GIVEN INSTRUCTION: Your copy should hold exactly the lines from the one containing "Convert this chart to matplotlib code." to the one containing "hour_labels = [h", inclusive, with no pictures.

INFORMATION SHOWN:
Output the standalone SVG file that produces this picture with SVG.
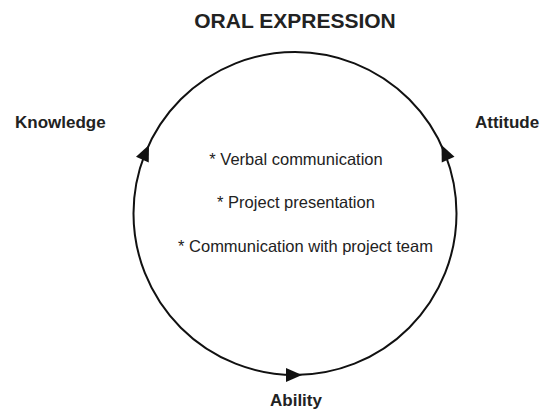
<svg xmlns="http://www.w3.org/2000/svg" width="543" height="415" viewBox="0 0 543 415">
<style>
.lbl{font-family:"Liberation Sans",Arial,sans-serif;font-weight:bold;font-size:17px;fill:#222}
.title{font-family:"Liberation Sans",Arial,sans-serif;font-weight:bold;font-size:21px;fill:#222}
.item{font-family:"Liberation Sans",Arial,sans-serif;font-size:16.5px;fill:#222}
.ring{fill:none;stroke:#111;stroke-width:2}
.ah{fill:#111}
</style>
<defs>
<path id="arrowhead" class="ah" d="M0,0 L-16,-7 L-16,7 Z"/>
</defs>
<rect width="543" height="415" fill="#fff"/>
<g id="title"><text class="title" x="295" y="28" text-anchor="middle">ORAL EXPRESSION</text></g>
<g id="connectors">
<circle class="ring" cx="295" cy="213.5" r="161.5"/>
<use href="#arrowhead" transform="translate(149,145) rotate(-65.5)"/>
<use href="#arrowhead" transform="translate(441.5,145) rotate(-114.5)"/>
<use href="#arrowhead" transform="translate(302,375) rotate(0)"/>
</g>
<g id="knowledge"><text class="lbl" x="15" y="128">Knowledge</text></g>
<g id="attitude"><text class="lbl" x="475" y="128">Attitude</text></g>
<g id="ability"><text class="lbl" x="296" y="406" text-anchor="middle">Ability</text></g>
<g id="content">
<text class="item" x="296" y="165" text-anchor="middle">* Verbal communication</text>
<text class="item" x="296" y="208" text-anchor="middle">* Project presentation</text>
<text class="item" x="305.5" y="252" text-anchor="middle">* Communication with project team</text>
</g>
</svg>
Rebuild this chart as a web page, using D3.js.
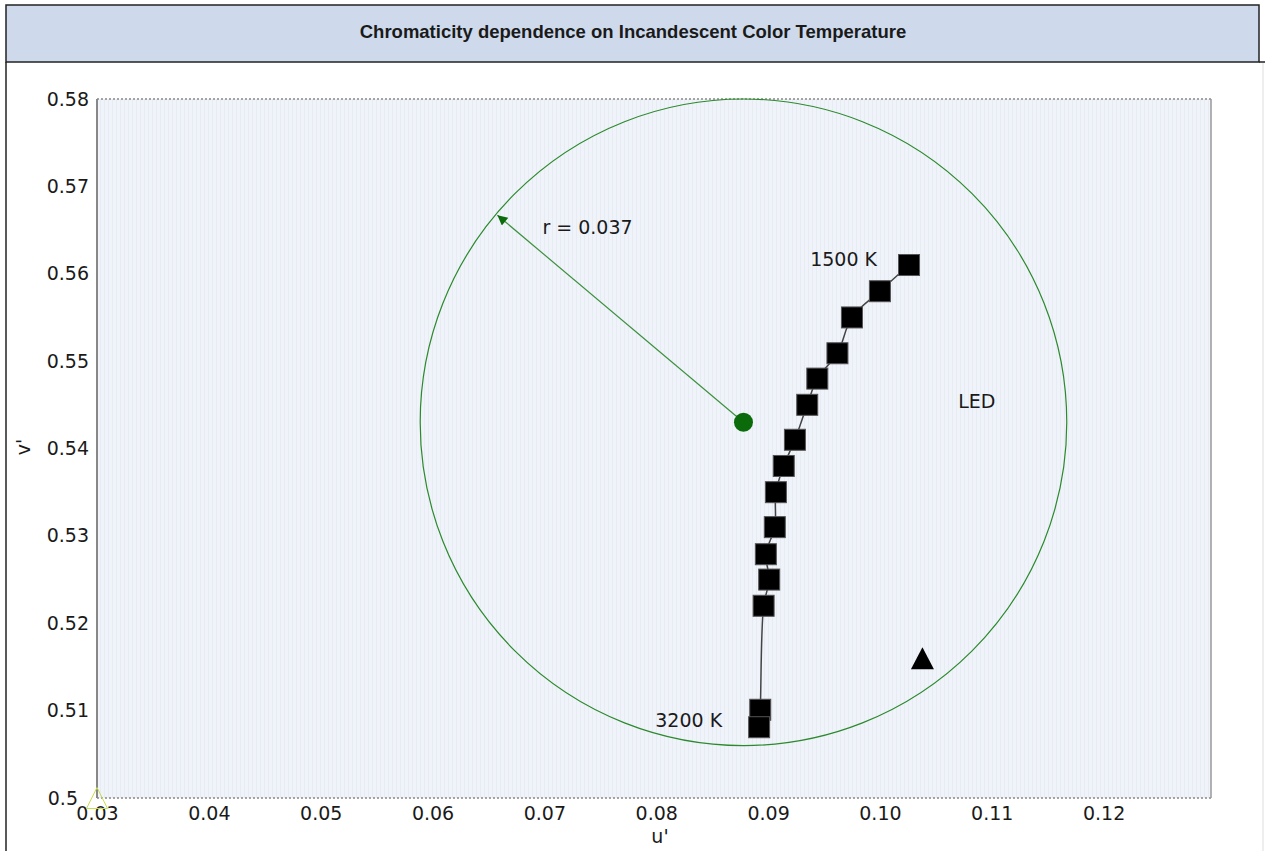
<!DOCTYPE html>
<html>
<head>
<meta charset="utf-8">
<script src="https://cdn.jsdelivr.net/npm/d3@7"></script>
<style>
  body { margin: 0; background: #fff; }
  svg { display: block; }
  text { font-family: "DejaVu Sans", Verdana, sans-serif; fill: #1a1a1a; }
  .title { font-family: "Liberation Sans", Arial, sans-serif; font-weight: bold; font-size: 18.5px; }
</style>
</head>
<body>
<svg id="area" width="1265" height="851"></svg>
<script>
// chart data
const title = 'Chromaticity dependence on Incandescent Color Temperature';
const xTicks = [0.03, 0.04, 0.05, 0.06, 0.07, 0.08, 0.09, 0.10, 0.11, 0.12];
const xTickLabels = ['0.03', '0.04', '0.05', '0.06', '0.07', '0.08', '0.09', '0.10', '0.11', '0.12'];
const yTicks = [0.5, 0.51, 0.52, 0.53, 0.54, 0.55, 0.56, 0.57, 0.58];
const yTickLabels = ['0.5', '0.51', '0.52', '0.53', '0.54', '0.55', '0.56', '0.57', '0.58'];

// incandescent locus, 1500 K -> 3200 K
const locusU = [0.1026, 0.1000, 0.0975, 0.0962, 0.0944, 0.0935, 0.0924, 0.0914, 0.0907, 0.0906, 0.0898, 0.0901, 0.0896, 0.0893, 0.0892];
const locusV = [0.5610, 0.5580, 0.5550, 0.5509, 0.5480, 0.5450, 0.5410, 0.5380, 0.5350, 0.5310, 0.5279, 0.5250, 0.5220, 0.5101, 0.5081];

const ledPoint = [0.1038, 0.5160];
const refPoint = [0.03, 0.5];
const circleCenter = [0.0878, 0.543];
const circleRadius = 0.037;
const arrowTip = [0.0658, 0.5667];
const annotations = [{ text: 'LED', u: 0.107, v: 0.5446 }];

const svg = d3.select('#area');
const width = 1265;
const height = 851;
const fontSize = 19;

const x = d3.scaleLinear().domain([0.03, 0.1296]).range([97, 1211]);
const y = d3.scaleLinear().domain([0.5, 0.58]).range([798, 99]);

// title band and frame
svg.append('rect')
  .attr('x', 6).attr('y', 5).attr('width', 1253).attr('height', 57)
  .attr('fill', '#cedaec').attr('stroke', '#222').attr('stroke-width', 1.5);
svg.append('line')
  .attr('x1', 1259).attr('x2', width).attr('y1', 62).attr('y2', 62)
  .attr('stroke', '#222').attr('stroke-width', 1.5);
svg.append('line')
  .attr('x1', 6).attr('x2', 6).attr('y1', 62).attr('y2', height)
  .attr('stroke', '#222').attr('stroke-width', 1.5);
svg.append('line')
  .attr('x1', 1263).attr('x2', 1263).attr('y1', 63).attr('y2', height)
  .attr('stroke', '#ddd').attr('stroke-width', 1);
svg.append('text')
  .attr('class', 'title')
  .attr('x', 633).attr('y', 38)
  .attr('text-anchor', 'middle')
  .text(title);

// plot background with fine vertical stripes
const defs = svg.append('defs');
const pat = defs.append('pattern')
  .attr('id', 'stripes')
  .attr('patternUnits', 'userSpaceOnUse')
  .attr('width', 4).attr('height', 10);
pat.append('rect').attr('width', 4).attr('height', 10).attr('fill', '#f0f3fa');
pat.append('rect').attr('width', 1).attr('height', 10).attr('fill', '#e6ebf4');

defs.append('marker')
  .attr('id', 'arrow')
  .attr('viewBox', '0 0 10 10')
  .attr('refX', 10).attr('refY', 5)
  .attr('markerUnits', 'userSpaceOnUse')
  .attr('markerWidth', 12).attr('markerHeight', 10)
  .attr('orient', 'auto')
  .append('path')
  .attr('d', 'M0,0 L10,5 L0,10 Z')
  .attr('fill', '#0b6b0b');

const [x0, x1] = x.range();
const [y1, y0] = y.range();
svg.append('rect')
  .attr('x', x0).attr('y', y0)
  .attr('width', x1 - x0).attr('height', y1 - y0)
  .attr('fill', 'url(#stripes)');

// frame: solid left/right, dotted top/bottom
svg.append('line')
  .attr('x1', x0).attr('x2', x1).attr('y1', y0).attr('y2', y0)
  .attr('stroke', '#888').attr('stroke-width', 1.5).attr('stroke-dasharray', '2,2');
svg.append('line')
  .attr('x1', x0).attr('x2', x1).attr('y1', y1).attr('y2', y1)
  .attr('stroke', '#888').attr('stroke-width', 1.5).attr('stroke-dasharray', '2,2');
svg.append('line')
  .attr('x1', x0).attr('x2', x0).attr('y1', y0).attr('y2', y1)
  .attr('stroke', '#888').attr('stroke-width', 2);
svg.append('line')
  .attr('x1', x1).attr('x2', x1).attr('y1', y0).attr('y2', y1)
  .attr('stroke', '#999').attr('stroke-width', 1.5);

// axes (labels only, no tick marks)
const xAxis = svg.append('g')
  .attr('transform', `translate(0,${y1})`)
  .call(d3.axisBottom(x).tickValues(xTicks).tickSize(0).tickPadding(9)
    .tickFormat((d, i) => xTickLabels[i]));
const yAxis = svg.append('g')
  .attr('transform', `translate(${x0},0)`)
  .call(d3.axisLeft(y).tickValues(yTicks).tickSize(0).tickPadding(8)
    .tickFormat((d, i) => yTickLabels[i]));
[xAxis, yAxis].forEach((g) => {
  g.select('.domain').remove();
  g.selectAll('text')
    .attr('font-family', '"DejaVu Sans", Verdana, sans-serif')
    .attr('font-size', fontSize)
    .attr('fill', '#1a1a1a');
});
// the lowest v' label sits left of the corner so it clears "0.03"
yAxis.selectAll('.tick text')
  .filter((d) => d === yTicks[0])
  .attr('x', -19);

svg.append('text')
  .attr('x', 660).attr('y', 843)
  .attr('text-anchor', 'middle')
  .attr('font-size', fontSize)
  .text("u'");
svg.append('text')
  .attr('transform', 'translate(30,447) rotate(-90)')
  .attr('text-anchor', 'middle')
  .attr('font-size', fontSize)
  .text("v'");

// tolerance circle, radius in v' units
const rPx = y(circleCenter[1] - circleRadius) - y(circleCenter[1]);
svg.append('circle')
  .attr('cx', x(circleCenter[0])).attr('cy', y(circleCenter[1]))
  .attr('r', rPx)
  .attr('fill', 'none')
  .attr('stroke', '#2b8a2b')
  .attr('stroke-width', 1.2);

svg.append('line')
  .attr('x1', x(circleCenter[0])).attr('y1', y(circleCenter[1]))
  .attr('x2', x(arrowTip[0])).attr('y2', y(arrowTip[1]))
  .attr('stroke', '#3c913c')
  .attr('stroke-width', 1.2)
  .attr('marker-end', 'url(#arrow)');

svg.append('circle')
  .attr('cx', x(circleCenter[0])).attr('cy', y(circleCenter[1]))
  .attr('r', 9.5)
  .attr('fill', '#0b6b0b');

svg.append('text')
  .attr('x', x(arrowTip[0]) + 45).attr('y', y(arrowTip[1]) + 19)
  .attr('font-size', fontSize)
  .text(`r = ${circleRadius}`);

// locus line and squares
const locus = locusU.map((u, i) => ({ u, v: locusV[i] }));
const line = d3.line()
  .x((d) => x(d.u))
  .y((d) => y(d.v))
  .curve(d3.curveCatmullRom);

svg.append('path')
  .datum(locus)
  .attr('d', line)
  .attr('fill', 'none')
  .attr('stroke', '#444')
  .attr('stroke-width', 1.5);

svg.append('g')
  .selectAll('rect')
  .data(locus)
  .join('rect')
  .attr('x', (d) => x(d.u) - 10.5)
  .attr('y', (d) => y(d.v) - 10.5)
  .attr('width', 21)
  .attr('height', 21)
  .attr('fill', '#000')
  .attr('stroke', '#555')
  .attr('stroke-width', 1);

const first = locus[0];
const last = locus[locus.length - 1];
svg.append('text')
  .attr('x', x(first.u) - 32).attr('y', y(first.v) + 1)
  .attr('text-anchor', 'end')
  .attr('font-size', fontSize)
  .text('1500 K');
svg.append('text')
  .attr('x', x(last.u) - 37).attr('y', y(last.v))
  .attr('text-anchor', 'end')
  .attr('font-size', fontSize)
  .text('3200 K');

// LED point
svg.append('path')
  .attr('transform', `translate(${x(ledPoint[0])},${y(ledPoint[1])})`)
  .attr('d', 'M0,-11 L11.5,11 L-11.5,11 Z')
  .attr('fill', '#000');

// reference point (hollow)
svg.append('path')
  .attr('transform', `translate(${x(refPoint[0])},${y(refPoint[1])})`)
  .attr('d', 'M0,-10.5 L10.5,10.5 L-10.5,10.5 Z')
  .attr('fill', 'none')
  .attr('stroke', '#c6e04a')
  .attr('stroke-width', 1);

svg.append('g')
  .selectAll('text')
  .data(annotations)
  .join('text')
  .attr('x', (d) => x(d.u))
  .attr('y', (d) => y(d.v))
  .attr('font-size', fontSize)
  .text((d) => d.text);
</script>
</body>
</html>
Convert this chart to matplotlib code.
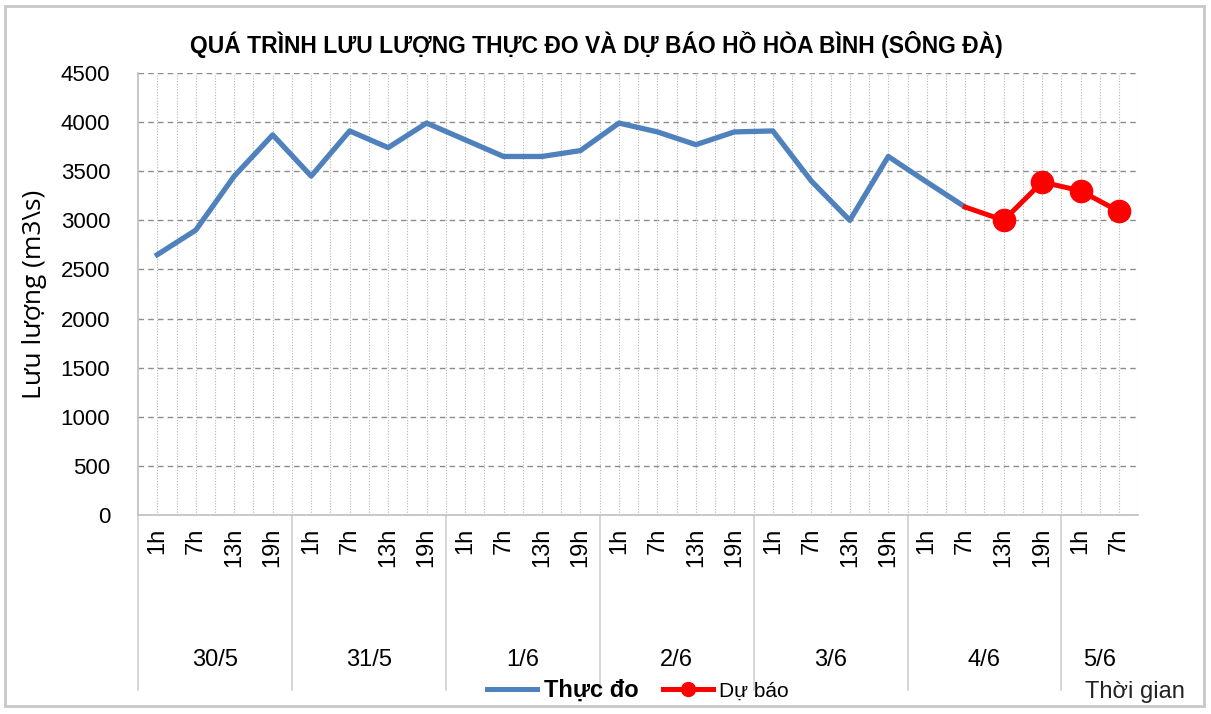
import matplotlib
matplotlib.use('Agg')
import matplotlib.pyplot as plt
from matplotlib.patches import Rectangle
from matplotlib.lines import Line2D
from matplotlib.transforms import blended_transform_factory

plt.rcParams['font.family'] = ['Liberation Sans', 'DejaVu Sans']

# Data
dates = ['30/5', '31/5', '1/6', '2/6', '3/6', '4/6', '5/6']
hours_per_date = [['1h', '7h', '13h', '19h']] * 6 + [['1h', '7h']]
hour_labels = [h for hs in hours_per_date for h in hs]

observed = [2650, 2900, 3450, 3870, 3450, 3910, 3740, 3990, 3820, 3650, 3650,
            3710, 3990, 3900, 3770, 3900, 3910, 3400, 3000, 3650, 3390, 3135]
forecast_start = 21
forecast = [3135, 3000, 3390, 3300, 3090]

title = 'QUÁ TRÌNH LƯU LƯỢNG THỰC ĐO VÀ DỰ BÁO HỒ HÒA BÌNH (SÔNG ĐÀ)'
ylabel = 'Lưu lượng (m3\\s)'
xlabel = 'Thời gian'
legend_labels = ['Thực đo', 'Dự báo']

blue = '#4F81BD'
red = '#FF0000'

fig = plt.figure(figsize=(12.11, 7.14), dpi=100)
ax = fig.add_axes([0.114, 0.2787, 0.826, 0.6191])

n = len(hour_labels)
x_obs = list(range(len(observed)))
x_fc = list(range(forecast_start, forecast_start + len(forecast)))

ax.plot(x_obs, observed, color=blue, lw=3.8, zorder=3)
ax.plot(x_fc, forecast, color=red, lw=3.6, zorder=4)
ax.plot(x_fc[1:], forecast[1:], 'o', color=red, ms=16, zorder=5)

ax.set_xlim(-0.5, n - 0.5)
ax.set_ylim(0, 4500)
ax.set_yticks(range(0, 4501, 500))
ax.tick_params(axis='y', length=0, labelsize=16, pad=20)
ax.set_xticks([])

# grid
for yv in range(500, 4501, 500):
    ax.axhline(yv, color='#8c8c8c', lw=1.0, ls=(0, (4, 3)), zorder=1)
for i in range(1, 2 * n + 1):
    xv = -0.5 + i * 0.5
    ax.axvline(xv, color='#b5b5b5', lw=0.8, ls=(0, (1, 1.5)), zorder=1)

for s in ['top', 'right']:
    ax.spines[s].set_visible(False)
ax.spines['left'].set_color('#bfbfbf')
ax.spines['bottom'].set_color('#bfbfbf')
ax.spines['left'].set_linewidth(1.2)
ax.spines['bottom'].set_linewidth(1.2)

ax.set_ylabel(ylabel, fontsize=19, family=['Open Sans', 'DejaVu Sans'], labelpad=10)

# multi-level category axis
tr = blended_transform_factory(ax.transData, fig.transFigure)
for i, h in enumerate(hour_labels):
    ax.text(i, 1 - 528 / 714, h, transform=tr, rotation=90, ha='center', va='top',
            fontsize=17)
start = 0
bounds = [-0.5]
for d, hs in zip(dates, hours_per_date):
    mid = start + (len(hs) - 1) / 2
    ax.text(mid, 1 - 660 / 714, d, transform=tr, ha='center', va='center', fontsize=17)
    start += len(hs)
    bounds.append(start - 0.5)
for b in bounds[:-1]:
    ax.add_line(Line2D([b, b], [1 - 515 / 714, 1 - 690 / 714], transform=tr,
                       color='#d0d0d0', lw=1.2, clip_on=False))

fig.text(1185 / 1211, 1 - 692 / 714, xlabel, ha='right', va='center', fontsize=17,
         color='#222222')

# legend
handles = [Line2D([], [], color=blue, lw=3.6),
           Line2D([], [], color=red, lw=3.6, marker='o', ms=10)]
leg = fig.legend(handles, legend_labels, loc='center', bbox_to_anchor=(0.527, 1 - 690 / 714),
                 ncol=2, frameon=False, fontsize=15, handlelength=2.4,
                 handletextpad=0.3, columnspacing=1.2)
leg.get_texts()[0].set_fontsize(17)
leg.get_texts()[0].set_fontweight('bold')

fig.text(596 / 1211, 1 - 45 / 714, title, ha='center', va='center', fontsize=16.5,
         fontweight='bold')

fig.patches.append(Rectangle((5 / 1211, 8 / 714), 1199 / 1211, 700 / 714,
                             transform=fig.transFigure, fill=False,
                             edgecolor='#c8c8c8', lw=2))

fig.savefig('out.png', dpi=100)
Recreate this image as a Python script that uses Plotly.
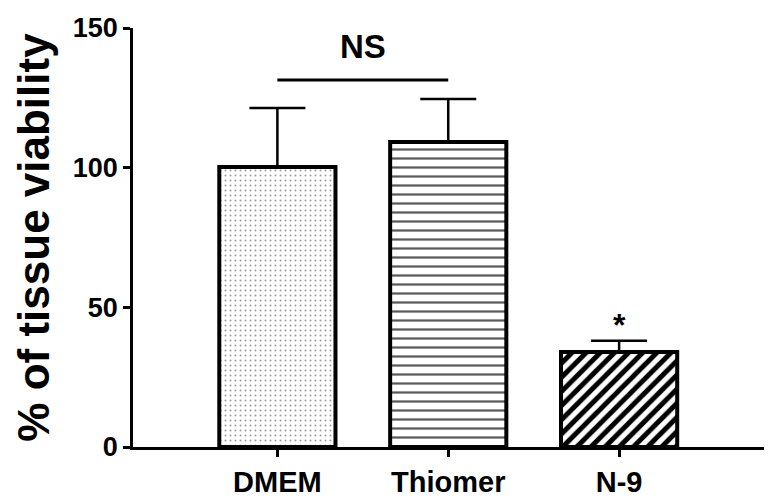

WORKED SOLUTION:
Convert this chart to matplotlib code.
import matplotlib
matplotlib.use('Agg')
import matplotlib.pyplot as plt
from matplotlib.patches import Rectangle
from matplotlib.lines import Line2D
from matplotlib.transforms import blended_transform_factory

plt.rcParams['font.family'] = ['Liberation Sans', 'DejaVu Sans']

# Data
dates = ['30/5', '31/5', '1/6', '2/6', '3/6', '4/6', '5/6']
hours_per_date = [['1h', '7h', '13h', '19h']] * 6 + [['1h', '7h']]
hour_labels = [h for hs in hours_per_date for h in hs]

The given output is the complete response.